Mais c’est aussi en Église, dans l’écoute, la méditation et le partage de l’Écriture que se poursuivent la mise en vérité de la relation et son approfondissement. En étant ainsi « travaillée », elle devient parole de Dieu qui nourrit de sa présence le cœur et le désir de ceux qui la prient et la goûtent. Mais, davantage, l’Écriture donne les clés permettant de « lire » les hommes et les situations, pour y trouver la Bonne Nouvelle dans les gestes et les paroles qui constituent nos relations. Nous découvrons ainsi ensemble comment incarner aujourd’hui quelque chose des manières de sentir et d’agir de Jésus. La contemplation du Christ dessine constamment d’autres visages de ce dernier, qui nous permettent de dépasser nos tentations d’arrêter la marche, et ainsi d’intégrer à notre foi l’autre de la foi.

« La divinité se cache… et se montre »

Vient ici l’heure de tout donner, et de faire toute sa place à l’autre, à l’image de Jésus lui-même qui s’offre tout entier au Père et aux hommes. Suivre le Christ dans sa Passion, c’est accepter de se vider de soi-même, de donner en partage ce qui constitue notre identité, pour se reconnaître à la fois identique et différent, en celui que Dieu ressuscite?: le Christ, cet autre qui rassemble en lui tous les autres, y compris ceux qui n’ont pas encore accès à lui, qui sont encore loin dans le temps et l’espace, mais dont l’altérité est essentielle pour composer le visage divin du Christ. Dans la Passion, « la divinité se cache », saint Ignace nous invite à en contempler les effets?: brisé et pendu sur la croix, le corps du Christ ressuscite dans la foi de ceux qui ont tout reçu de lui. Ils reconnaissent et assurent désormais sa présence créatrice dans le monde, et son Esprit ne cesse de se donner et de susciter les gestes d’un vivre-ensemble pluriel et fraternel. La contemplation de la Passion et de la Résurrection nous laisse identiques et différents. Identiques dans le désir des liens témoins de la justice et du pardon de Dieu, mais différents dans la manière évangélique de les incarner. Dans sa mort, Jésus a englouti les étroitesses du « vieil homme » que nous sommes et qui voudrait trouver en l’autre un croyant en tous points identique à nous-même.

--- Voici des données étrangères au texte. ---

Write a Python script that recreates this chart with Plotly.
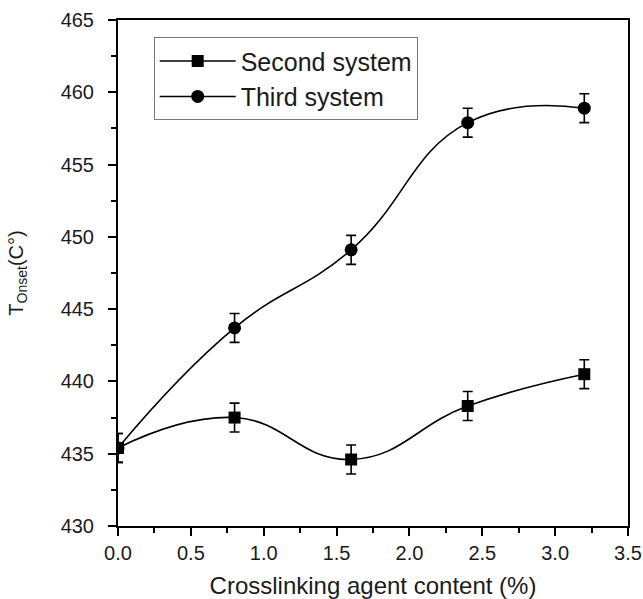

« L’amour se met dans les actes »

Comme l’évoque la contemplation finale des Exercices spirituels, « pour obtenir l’amour », c’est dans l’ordinaire de la vie que se joue la différence chrétienne. Non dans une affirmation religieuse de soi qui isole et particularise, mais dans une solitude ouverte reconnaissant l’œuvre de salut de Dieu dans la justice et la bonté de l’autre, et offrant à Dieu tous ses efforts pour tisser des liens sociaux plus justes où personne n’est oublié, en particulier les plus faibles, les plus lointains, les plus souffrants. « L’amour se met dans les actes », dit la méditation, et « celui qui aime donne et communique à celui qu’il aime ce qu’il a ».

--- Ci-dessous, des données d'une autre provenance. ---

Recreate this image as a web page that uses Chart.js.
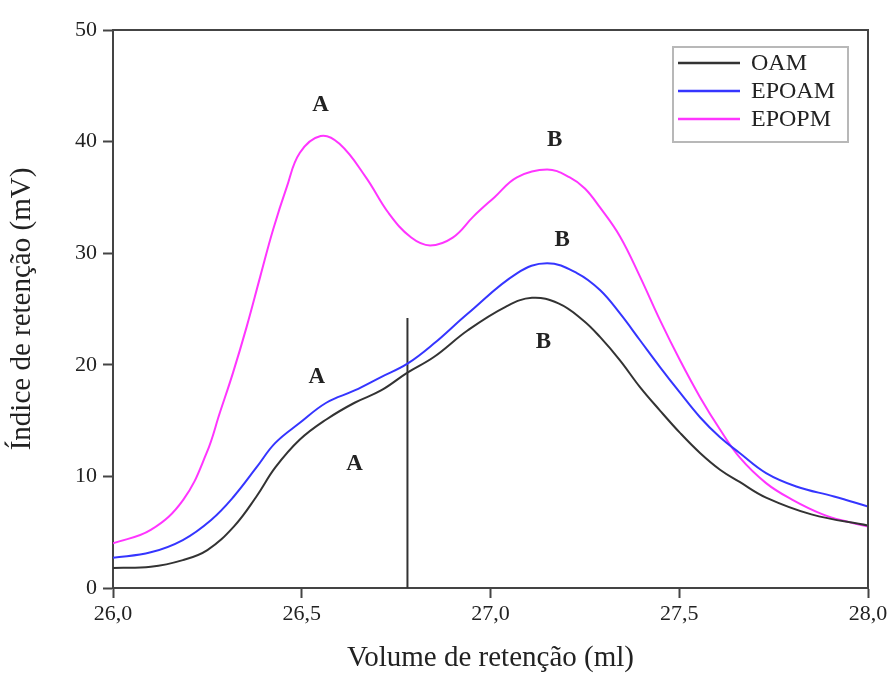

Aller vers l’autre, comme Pierre s’est rendu à l’appel du centurion Corneille, c’est aller vers les périphéries. Et, à l’image du Samaritain, c’est l’amour comme réponse à l’autre, quel qu’il soit, qui devient le critère de l’amour du prochain. La rencontre avec lui s’opère à partir de son regard et de ses blessures, qui touchent d’abord mes sens à la périphérie de moi-même. Avec le Christ, l’amour commence toujours avant que je n’aie la volonté d’aimer, et cette réponse d’amour à l’amour me déplace aux confins de mon identité. L’amour autocentré de soi devient étranger et signe d’un monde passé, tandis que l’amour de l’autre replace au centre la rencontre et le lien d’avenir qui s’y tissent.